Type | Private |
---|---|
Industry | Novelty dealer |
Founded | 1983 |
Key people | Mark Pahlow, owner |
Products | Assorted novelty items |
Website | http://www.mcphee.com |
Archie McPhee is a Seattle-based novelty dealer owned by Mark Pahlow. Begun in the 1970s in Los Angeles as the mail-order business Accoutrements, in 1983 it opened a retail outlet dubbed "Archie McPhee" after Pahlow's wife's great-uncle.[1]
The company's line expanded from rubber chickens to glow-in-the-dark aliens, bacon-scented air freshener, and hula-girl swizzle sticks among other items. It became a popular Seattle tourist destination[2] while maintaining enough countercultural credentials that Ben & Jerry's Wavy Gravy ice cream was introduced at a party on the premises in 1993.[3]
Its kitsch appeal received further national attention from the Librarian Action Figure.
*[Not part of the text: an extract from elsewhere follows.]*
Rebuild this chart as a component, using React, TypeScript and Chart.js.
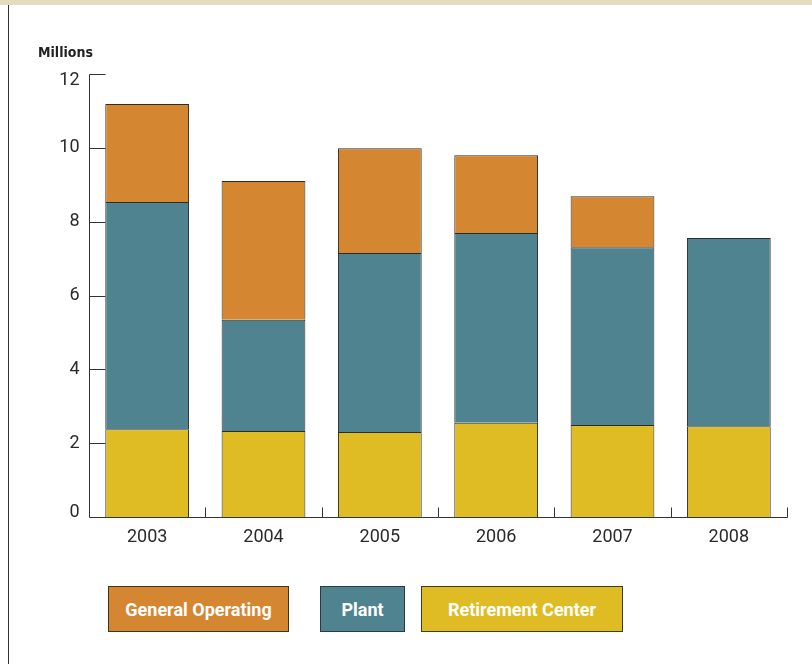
import React, { useEffect, useRef } from "react";
import { Chart, registerables } from "chart.js";

Chart.register(...registerables);

const years = ["2003", "2004", "2005", "2006", "2007", "2008"];
const retirementCenter = [2.38, 2.33, 2.3, 2.55, 2.49, 2.46];
const plant = [6.15, 3.01, 4.85, 5.14, 4.82, 5.1];
const generalOperating: (number | null)[] = [2.66, 3.76, 2.84, 2.11, 1.38, null];
const yTickValues = [0, 2, 4, 6, 8, 10, 12];
const legendNames = ["General Operating", "Plant", "Retirement Center"];
const unitLabel = "Millions";

const ORANGE = "#d48631";
const TEAL = "#508390";
const YELLOW = "#dfbc24";
const INK = "#2a2a2a";
const FONT = "Roboto, 'Liberation Sans', sans-serif";

const axisPlugin = {
  id: "customAxes",
  afterDatasetsDraw(chart: any) {
    const { ctx, chartArea, scales } = chart;
    const x = scales.x;
    const y = scales.y;
    const left = Math.round(chartArea.left) + 0.5;
    const bottom = Math.round(chartArea.bottom) + 0.5;
    const right = Math.round(chartArea.right) + 0.5;
    ctx.save();
    ctx.strokeStyle = "#333";
    ctx.lineWidth = 1;
    ctx.beginPath();
    const topPix = Math.round(y.getPixelForValue(yTickValues[yTickValues.length - 1])) + 0.5;
    ctx.moveTo(left, topPix);
    ctx.lineTo(left, bottom);
    ctx.moveTo(left, bottom);
    ctx.lineTo(right, bottom);
    yTickValues.forEach((v) => {
      if (v === 0) return;
      const py = Math.round(y.getPixelForValue(v)) + 0.5;
      ctx.moveTo(left, py);
      ctx.lineTo(left + 16, py);
    });
    for (let i = 0; i < years.length; i++) {
      const c = x.getPixelForValue(i);
      const next = i < years.length - 1 ? x.getPixelForValue(i + 1) : c + (c - x.getPixelForValue(i - 1));
      const bx = Math.round((c + next) / 2) + 0.5;
      ctx.moveTo(bx, bottom);
      ctx.lineTo(bx, bottom - 10);
    }
    ctx.stroke();

    ctx.fillStyle = INK;
    ctx.font = `400 18px ${FONT}`;
    ctx.textAlign = "right";
    ctx.textBaseline = "middle";
    yTickValues.forEach((v, i) => {
      let py = y.getPixelForValue(v);
      if (i === yTickValues.length - 1) py += 6;
      if (i === 0) py -= 5;
      ctx.fillText(String(v), left - 10, py);
    });

    ctx.font = `700 14px 'Liberation Sans Narrow', 'DejaVu Sans Condensed', 'Liberation Sans', sans-serif`;
    ctx.textAlign = "left";
    ctx.textBaseline = "alphabetic";
    ctx.fillStyle = "#222";
    ctx.fillText(unitLabel, 38, 57);
    ctx.restore();
  },
};

export default function App() {
  const ref = useRef<HTMLCanvasElement | null>(null);

  useEffect(() => {
    if (!ref.current) return;
    const chart = new Chart(ref.current, {
      type: "bar",
      data: {
        labels: years,
        datasets: [
          {
            label: legendNames[2],
            data: retirementCenter,
            backgroundColor: YELLOW,
            borderColor: "#2b2b2b",
            borderWidth: 1,
          },
          {
            label: legendNames[1],
            data: plant,
            backgroundColor: TEAL,
            borderColor: "#2b2b2b",
            borderWidth: 1,
          },
          {
            label: legendNames[0],
            data: generalOperating,
            backgroundColor: ORANGE,
            borderColor: "#2b2b2b",
            borderWidth: 1,
          },
        ],
      },
      options: {
        responsive: false,
        maintainAspectRatio: false,
        animation: false,
        layout: { padding: { left: 0, top: 74, right: 25, bottom: 0 } },
        plugins: {
          legend: { display: false },
          tooltip: { enabled: false },
        },
        datasets: {
          bar: { categoryPercentage: 1, barPercentage: 0.72 },
        },
        scales: {
          x: {
            stacked: true,
            grid: { display: false, drawTicks: false },
            border: { display: false },
            ticks: {
              color: INK,
              padding: 10,
              font: { family: FONT, size: 18, weight: "400" },
              maxRotation: 0,
            },
            afterFit: (s: any) => {
              s.height = 147;
            },
          },
          y: {
            stacked: true,
            min: 0,
            max: 12,
            grid: { display: false, drawTicks: false },
            border: { display: false },
            ticks: { display: false, stepSize: 2 },
            afterFit: (s: any) => {
              s.width = 89;
            },
          },
        },
      },
      plugins: [axisPlugin],
    });
    return () => chart.destroy();
  }, []);

  const legendItems = [
    { name: legendNames[0], color: ORANGE, border: "#3e3222", left: 108, width: 181 },
    { name: legendNames[1], color: TEAL, border: "#2c3a3f", left: 320, width: 85 },
    { name: legendNames[2], color: YELLOW, border: "#3f3a22", left: 421, width: 202 },
  ];

  return (
    <div
      style={{
        position: "fixed",
        left: 0,
        top: 0,
        width: 812,
        height: 664,
        background: "#fff",
        overflow: "hidden",
      }}
    >
      <div style={{ position: "absolute", left: 0, top: 0, width: 812, height: 5, background: "#e5dbbd" }} />
      <div style={{ position: "absolute", left: 8, top: 5, width: 1, height: 659, background: "#333" }} />
      <canvas
        ref={ref}
        width={812}
        height={664}
        style={{ position: "absolute", left: 0, top: 0, width: 812, height: 664, display: "block" }}
      />
      {legendItems.map((it) => (
        <div
          key={it.name}
          style={{
            position: "absolute",
            left: it.left,
            top: 586,
            width: it.width,
            height: 46,
            boxSizing: "border-box",
            background: it.color,
            border: `1px solid ${it.border}`,
            color: "#fff",
            fontFamily: FONT,
            fontWeight: 700,
            fontSize: 18,
            display: "flex",
            alignItems: "center",
            justifyContent: "center",
            whiteSpace: "nowrap",
          }}
        >
          {it.name}
        </div>
      ))}
    </div>
  );
}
In 2002, Nancy Pearl told Pahlow over dinner that librarians like herself "perform miracles every day."[4] Pearl later posed for a 13 cm hard plastic doll, and librarians from all around the world registered their dismay at its "amazing push-button shushing action!"[5]
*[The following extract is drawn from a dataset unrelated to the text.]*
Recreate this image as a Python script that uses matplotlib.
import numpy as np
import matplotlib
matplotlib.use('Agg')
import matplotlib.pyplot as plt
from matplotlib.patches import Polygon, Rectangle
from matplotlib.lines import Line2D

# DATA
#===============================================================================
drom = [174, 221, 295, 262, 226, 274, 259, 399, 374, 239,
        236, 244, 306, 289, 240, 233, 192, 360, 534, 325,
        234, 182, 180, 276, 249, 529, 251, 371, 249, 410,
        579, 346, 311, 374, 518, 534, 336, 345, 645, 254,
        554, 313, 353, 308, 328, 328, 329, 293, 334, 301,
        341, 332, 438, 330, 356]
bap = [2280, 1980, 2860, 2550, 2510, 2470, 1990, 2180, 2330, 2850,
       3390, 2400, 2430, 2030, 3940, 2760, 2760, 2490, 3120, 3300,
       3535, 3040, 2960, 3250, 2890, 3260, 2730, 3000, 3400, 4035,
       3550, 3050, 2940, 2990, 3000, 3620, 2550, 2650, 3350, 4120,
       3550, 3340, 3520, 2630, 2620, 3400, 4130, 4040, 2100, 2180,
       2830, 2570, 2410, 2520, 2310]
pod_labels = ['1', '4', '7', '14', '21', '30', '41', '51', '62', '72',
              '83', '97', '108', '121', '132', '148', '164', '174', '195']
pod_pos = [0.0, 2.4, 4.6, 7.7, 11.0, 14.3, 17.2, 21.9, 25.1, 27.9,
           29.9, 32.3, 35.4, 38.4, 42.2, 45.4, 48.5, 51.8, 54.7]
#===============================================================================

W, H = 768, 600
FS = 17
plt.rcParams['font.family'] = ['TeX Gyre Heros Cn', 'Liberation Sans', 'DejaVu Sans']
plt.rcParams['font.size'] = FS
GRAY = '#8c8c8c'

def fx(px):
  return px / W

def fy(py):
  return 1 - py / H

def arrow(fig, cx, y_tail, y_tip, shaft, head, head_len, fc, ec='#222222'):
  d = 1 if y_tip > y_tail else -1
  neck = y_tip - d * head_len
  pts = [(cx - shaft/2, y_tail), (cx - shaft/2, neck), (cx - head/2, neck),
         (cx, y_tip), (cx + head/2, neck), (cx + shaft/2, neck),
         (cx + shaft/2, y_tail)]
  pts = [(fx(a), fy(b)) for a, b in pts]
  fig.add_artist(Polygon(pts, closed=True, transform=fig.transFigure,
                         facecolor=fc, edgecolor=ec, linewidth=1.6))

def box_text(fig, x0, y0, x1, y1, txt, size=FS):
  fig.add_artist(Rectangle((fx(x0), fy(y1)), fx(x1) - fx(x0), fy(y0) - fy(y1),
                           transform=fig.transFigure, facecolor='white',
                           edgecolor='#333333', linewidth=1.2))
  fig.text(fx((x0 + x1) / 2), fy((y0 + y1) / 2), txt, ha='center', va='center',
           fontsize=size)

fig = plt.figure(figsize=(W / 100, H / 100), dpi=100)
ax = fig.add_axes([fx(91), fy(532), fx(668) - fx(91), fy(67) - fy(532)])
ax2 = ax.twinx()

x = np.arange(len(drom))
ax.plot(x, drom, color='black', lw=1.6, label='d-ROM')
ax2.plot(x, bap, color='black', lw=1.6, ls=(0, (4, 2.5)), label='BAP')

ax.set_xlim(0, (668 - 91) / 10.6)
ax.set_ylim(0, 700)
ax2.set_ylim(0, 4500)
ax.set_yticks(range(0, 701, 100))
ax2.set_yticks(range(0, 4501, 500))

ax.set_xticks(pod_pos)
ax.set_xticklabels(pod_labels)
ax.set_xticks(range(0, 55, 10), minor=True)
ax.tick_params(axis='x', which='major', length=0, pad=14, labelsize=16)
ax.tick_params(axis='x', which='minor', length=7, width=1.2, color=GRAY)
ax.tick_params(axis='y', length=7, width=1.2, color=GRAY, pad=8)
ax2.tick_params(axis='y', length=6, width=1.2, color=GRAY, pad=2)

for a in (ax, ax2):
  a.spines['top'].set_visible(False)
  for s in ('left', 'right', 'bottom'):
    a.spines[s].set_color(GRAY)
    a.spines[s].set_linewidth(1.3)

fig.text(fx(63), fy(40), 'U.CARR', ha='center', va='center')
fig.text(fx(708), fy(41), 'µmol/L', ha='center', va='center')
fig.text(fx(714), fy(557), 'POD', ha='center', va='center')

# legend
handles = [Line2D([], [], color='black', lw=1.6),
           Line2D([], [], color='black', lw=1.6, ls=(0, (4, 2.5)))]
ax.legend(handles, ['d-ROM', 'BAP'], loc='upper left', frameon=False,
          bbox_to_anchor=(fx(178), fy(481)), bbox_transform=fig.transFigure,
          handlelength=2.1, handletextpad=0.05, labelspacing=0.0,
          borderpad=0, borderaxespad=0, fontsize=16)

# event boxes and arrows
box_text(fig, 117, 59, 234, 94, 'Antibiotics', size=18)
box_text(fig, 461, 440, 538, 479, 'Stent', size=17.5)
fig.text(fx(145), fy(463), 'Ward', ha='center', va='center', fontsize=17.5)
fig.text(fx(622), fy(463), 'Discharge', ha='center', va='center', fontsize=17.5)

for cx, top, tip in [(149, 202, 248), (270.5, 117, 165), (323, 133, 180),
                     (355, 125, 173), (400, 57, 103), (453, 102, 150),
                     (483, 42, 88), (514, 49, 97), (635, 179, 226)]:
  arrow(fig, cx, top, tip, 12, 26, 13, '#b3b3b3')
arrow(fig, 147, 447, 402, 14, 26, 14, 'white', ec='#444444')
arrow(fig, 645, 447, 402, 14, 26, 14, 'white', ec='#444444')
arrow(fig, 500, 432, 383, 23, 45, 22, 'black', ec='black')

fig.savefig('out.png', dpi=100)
Archie McPhee has since been featured in Scientific American's "Technology and Business" review[6] and Time Magazine's fifty coolest websites of 2005.[7] In June 2009 Archie McPhee moved from its Ballard location to Wallingford, a Seattle neighborhood on the other side of Phinney Ridge, west of the University of Washington.
The head of the Punching Puppet Nun (from Archie McPhee/Accoutrements and American Science and Surplus, primary Punching Puppet Nun suppliers) is the same head from the older Margaret Thatcher Punching Puppet, prompting a claim of Anti-Catholicism by the Catholic League.